The leaves are then left to dry in the sun, a process known as withering (萎凋) . The leaves are then massaged and rolled about to bruise the leaves for better oxidation. This is done by a tea master who may be a permanent staff at the plantation, or - more commonly - a freelancer who is hired by tea plantations when his services are required. After that the tea is roasted on a specially made wok to prevent further oxidation and to dry the leaves out thoroughly. The heat of the wok cannot be too hot, and the “roasting” process is more gradual and temperate than the term suggests. In fact, the roasting may be conducted in a series of steps, such as “second green” 二青、“third green” 三青、“luminous drying” 辉干 and “furnace drying” 烘干.

All this expertise and work contributes to the price of the tea. For some flower teas, while the tea leaves may not be of optimal quality, the sheer quantity of flowers required will drive up the price. A good jasmine tea may use up three to five times the weight of the tea leaves in flowers to infuse it sufficiently, and good jasmine flowers don’t come cheap.

2. Rarity
Tea bushes planted at higher altitudes are necessarily more sparse, as the soil in the mountains is rockier than the plains. A large plantation may produce a few hundred kilograms of tea leaves per harvest, smaller ones may produce less than 50 kilograms. And actual harvesting may be conducted only twenty to thirty times a year. The seasons play a part as well, as certain teas are only harvested in spring, or spring and autumn. More rarely is a tea harvested in summer, as the weather is considered too hot, and the tea will taste “singed”. Even more rarely are winter-harvested teas, although I have had the privilege to try a Dong Pian 冬片 (Winter Flakes) which was rich in flavour and had an elusive, milky fragrance. Spring teas are prized for their fragrance, autumn teas for their taste.

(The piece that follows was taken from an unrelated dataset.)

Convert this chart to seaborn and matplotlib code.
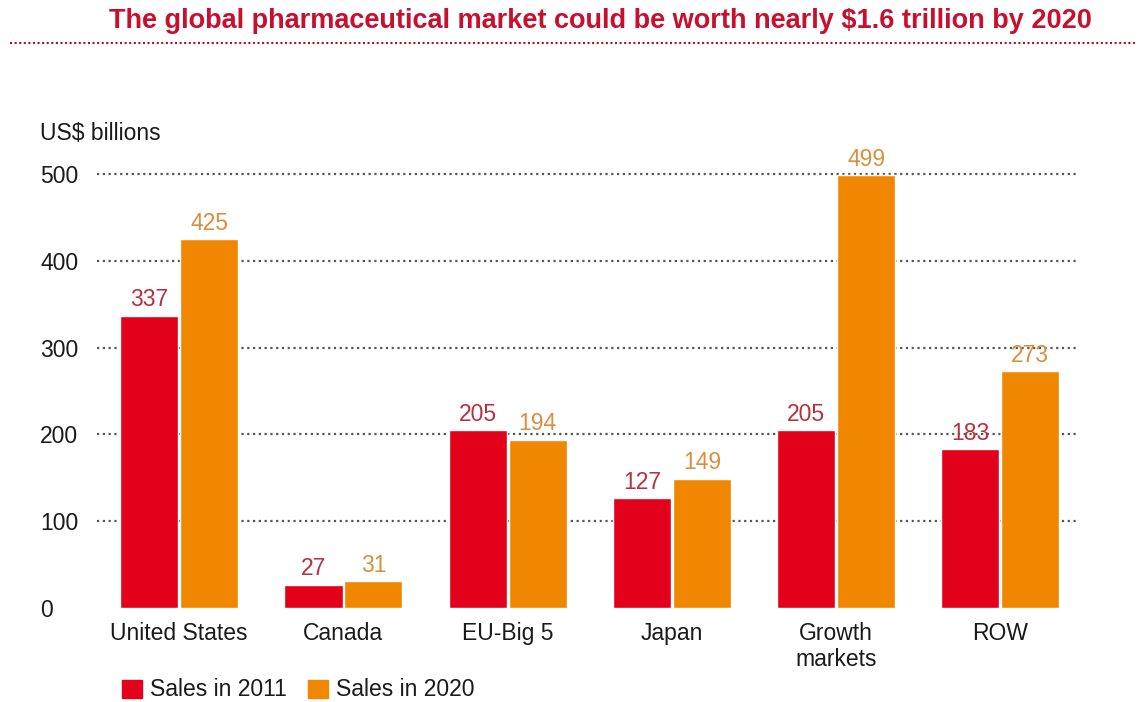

Another factor related to rarity is the fact that many teas are inextricably associated with particular location. The best Longjing must come from Hangzhou, the best Tie Kuan Yin from the Wuyi Mountains, the best Pu’er from Yunnan and so forth. Since only so many tea plantations can exist in a particular locale, these tea plantations can afford to charge a premium for their tea leaves. I won’t say if this perception is right or wrong, as I’ve had some excellent teas which originated from outside their “accepted” locations, but given that soil quality, climate and other factors can affect the tea leaves markedly, tea connoisseurs are likely able to tell the difference.

3. Reputation
Locations such as Wuyi Mountains and Alishan are famed for their teas, and even more specifically, there are tea plantations in these locations that are more admired than others. These plantations are able to charge a premium for their tea leaves, just as famous cocoa bean or coffee plantations do. Being, as it were, a “front-end user”, I cannot comment too much about this, although I do know my usual tea suppliers cultivate long and intimate relationships with certain plantations so that they are able to get first pick of the harvests and even give suggestions (read: orders) on how the tea master should process the leaves.

4. Other Factors
If I were honest, I would name this section “sheer stupidity in human nature”, but since I have been foolish enough myself to part with large amounts of money for a tea I love, I must be a little more circumspect. Pu’er is one major casualty in the escalating price wars for good tea leaves, mainly because Pu’er can be kept for long periods of time. With a booming economy in China, there are now many more people with sufficient disposable income to pay a premium for good tea. This means a drop in supply for exported teas, which drives up the price. 10 years ago, I was able to buy a decent cake of seven-year-old Pu’er for around US$5; today that price has more than quadrupled. That’s just for the lower grades; older Pu’er tea can go up hundreds or even thousands of dollars for one cake. Many buyers are speculating in Pu’er as if they were shares or antiques, which is bad news for genuine tea drinkers.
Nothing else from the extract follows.